In 1887 appeared John Veitch’s “The Feeling for Nature in Scottish Poetry.” The first volume begins with the early romances and national epics, and takes up the chief poets down to James VI. The second volume is devoted to the modern period from Ramsay to David Gray. Most of the authors treated belong to the nineteenth century, but there are admirable brief studies of Ramsay, Thomson, Hamilton of Bangour, Bruce, Fergusson, and Burns. There is also a short but interesting chapter on the rise of landscape painting, with especial attention to its development in Scotland. Veitch’s book is written out of a full knowledge and warm appreciation of Scottish poetry and of Scottish Nature, and his critical dicta are usually trustworthy, though he shows, perhaps, a tendency to overemphasize the influence of Scottish poetry on the love of Nature in succeeding English poetry.

In John Campbell Shairp’s “Poetic Interpretation of Nature” (1889) are to be found studies of Homer, Lucretius, and Virgil; of Chaucer, Shakspere, and Milton; and of Wordsworth. Two chapters are devoted to the eighteenth century. Ramsay is the poet to whom the reappearance of the feeling for natural beauty is traced. Thomson is praised for his minute faithfulness in description, and his genuine love of the country, but his tawdry diction and superficial conception of Nature are heavy indictments against him. The chapter on Collins, Gray, Goldsmith, Burns, Cowper, Ossian, and the Ballads is interesting, but from its brevity is necessarily inadequate. The most suggestive chapter in the book is the one in which there is a classification of the ways in which poets deal with Nature.[3] The whole subject of the treatment of Nature in poetry is an attractive one to Mr. Shairp, and he frequently recurs to it in his “Studies in Poetry and Philosophy” and “Aspects of Poetry.”

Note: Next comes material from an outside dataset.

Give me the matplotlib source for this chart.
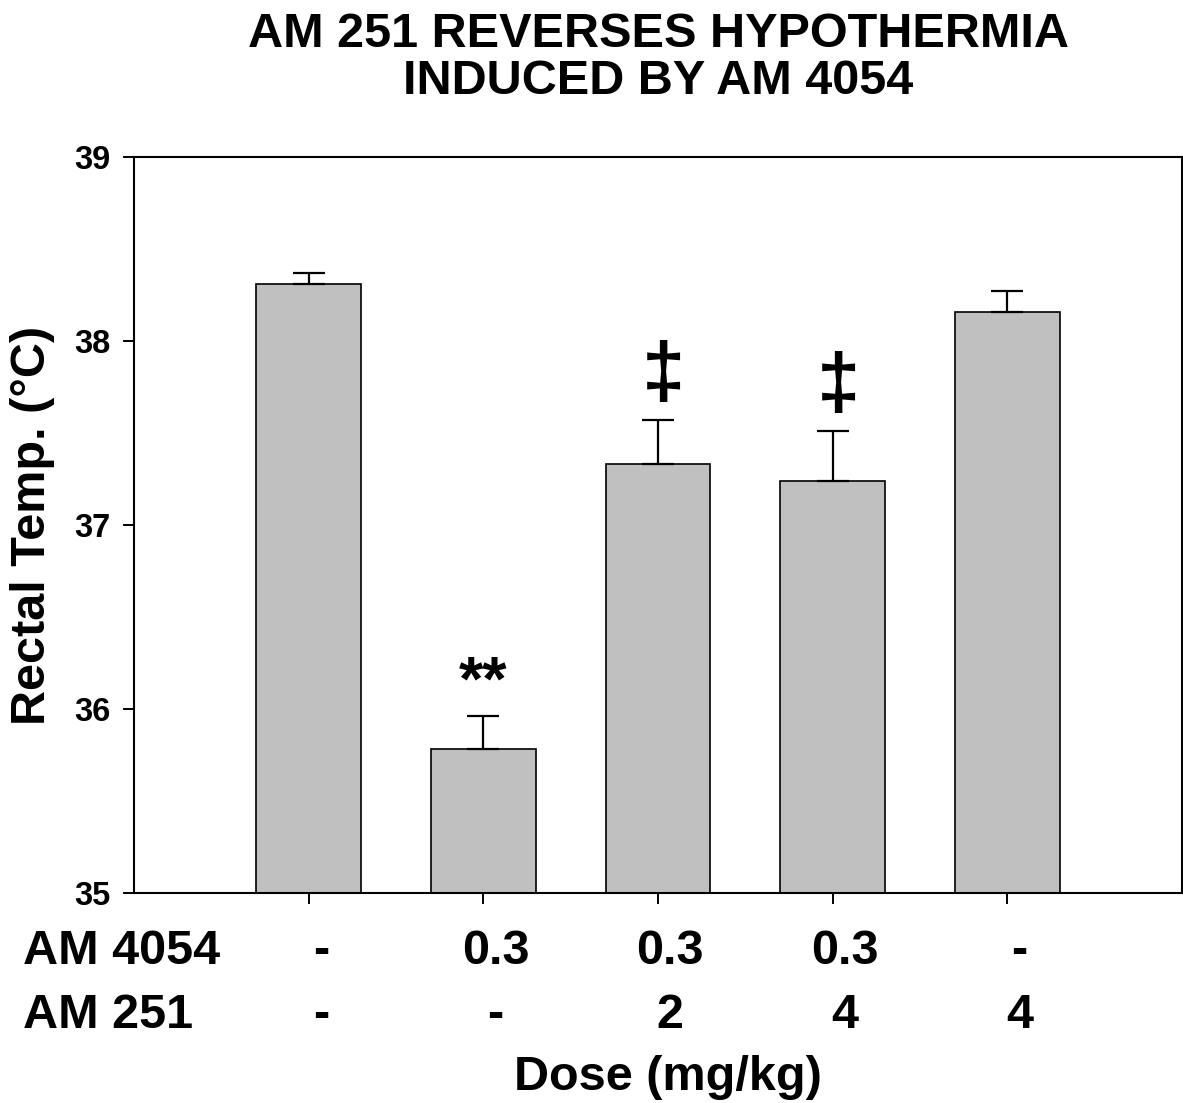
import matplotlib
matplotlib.use("Agg")
import matplotlib.pyplot as plt
import matplotlib.transforms as mtransforms

plt.rcParams['font.family'] = ['Liberation Sans', 'DejaVu Sans']
plt.rcParams['font.weight'] = 'bold'

# data
groups = [1, 2, 3, 4, 5]
temp_mean = [38.31, 35.78, 37.33, 37.24, 38.16]
temp_sem = [0.06, 0.18, 0.24, 0.27, 0.11]
am4054_dose = ['-', '0.3', '0.3', '0.3', '-']
am251_dose = ['-', '-', '2', '4', '4']
sig_marks = ['', '**', '\u2021', '\u2021', '']

fig = plt.figure(figsize=(11.83, 11.03), dpi=100)
ax = fig.add_axes([0.1133, 0.1904, 0.8859, 0.6673])

ax.bar(groups, temp_mean, width=0.6, bottom=0, color='#C0C0C0',
       edgecolor='black', linewidth=1.2, zorder=2)
ax.errorbar(groups, temp_mean, yerr=[[0] * len(temp_sem), temp_sem],
            fmt='none', ecolor='black', elinewidth=1.6, capsize=11.5,
            capthick=1.6, zorder=3)

ax.set_xlim(0, 6)
ax.set_ylim(35, 39)
ax.set_yticks([35, 36, 37, 38, 39])
ax.set_xticks(groups)
ax.set_xticklabels([])
ax.tick_params(axis='both', direction='out', length=8, width=1.4)
ax.tick_params(axis='y', labelsize=23.5, pad=9)
for lab in ax.get_yticklabels():
    lab.set_fontweight('bold')
for s in ax.spines.values():
    s.set_linewidth(1.5)

# significance markers
for x, m, s, mark in zip(groups, temp_mean, temp_sem, sig_marks):
    if mark == '**':
        ax.text(x, m + s + 0.02, mark, ha='center', va='bottom',
                fontsize=45, fontweight='bold')
    elif mark:
        ax.text(x + 0.03, m + s + 0.04, mark, ha='center', va='bottom',
                fontsize=56, fontweight='bold')

# dose rows under the axis
trans = mtransforms.blended_transform_factory(ax.transData, fig.transFigure)
for x, a, b in zip(groups, am4054_dose, am251_dose):
    ax.text(x + 0.07, 1 - 952 / 1103, a, transform=trans, ha='center',
            va='center', fontsize=35, fontweight='bold')
    ax.text(x + 0.07, 1 - 1015 / 1103, b, transform=trans, ha='center',
            va='center', fontsize=35, fontweight='bold')
fig.text(23 / 1183, 1 - 952 / 1103, 'AM 4054', ha='left', va='center',
         fontsize=35, fontweight='bold')
fig.text(23 / 1183, 1 - 1015 / 1103, 'AM 251', ha='left', va='center',
         fontsize=35, fontweight='bold')

fig.text(668 / 1183, 1 - 1077 / 1103, 'Dose (mg/kg)', ha='center',
         va='center', fontsize=35, fontweight='bold')
fig.text(33 / 1183, 0.5 * ((1 - 157 / 1103) + (1 - 893 / 1103)),
         'Rectal Temp. (\u00b0C)', rotation=90, ha='center', va='center',
         fontsize=35, fontweight='bold')
fig.text(658 / 1183, 1 - 58 / 1103,
         'AM 251 REVERSES HYPOTHERMIA\nINDUCED BY AM 4054',
         ha='center', va='center', fontsize=35, fontweight='bold',
         linespacing=1.05)

fig.savefig('out.png', dpi=100)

In many books, also, not devoted exclusively to the treatment of Nature in literature there are special studies and much running comment of a valuable sort. This is true of almost all essays on the early nineteenth-century poets, and especially so of the various essays on Wordsworth. There is something to be found in manuals of English literature, as in Gosse’s “Eighteenth Century” in the chapter, “The Dawn of Naturalism,” in various notes in Perry’s “English Literature of the Eighteenth Century,” Phelps’ “The English Romantic Movement,” and others; also, in some histories, as in Lecky’s “History of England in the Eighteenth Century;” in some philosophical studies, as in Leslie Stephen’s “English Thought in the Eighteenth Century” (“The Literary Reaction”), and in Stopford Brooke’s “Theology in the English Poets” (_passim_); in various literary studies, as in McLaughlin’s “Studies in Mediaeval Life and Literature” (“The Mediaeval Feeling for Nature”), Vernon Lee’s “Euphorion” (“The Outdoor Poetry”), Symonds’ “Essays Speculative and Suggestive” (“Landscape,” “Nature Myths and Allegories”), Burroughs’ “Fresh Fields” (“Birds and Poets”), and Fischer’s “Drei Studien zur Englischen Litteraturgeschichte” “Ueber den Einfluss der See auf die Englische Litteratur”).[4]

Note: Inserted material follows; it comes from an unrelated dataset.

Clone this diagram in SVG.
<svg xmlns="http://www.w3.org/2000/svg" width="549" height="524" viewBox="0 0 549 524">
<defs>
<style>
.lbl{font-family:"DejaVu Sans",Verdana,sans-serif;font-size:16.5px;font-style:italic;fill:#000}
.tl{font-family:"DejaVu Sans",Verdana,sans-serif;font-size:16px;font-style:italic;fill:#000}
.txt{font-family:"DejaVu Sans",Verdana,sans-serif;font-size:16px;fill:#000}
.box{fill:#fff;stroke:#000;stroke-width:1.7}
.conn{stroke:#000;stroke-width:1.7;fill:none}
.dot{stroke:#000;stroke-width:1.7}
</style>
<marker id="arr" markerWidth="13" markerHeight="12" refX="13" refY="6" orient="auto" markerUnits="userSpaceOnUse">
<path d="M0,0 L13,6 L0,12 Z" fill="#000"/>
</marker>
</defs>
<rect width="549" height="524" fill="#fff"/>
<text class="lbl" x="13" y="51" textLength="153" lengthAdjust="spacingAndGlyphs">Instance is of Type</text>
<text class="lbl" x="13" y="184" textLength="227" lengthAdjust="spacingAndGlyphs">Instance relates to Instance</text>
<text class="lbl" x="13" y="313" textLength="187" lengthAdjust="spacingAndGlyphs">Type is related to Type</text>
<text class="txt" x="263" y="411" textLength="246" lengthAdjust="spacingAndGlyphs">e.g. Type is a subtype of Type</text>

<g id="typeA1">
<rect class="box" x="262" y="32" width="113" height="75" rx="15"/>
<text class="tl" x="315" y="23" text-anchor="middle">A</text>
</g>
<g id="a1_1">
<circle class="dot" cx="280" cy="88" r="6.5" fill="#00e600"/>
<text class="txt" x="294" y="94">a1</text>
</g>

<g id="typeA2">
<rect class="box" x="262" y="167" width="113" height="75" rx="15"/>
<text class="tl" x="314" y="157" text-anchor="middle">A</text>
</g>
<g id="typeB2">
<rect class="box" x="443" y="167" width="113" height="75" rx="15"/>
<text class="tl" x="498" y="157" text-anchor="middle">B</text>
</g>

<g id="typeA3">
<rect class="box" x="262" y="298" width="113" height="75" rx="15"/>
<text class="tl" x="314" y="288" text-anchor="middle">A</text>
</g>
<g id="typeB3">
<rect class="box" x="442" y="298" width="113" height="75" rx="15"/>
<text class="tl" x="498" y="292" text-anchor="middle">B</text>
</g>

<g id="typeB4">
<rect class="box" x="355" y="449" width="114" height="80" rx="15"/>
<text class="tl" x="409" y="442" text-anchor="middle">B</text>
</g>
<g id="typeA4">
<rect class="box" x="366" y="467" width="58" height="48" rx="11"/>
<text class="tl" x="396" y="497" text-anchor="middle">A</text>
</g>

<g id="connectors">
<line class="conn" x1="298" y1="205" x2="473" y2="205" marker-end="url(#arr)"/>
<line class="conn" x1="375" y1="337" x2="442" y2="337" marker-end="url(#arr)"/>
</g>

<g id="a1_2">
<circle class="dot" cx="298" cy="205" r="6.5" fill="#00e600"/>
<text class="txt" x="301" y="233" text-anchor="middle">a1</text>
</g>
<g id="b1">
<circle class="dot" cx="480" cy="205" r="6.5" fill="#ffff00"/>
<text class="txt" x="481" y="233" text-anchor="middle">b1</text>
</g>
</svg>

The books indicated show that there is much interest in the general theme of Nature as an element of art. The literary periods that have been most studied are, however, the Greek and Roman, the mediaeval, and the modern. The treatment of Nature in so barren a time as the eighteenth century in England has naturally received little close attention. In my own work on this period I have endeavored to discover what indications there are that the attitude toward Nature of the early nineteenth century is but the legitimate outcome of influences actively at work during the eighteenth century. This study is therefore one of origins.

I have divided my work into three parts. I have endeavored to give first a general statement of the chief characteristics that marked the treatment of Nature under the dominance of the English classical poets. Then follows a detailed study of such eighteenth-century poets as show some new conception of Nature. The third division is made up of briefer studies of the fiction, the books of travel, the landscape gardening, and the painting of the eighteenth century, the purpose being to determine in how far the spirit found in the poetry reveals itself in other realms in which the love of Nature might be expected to find expression.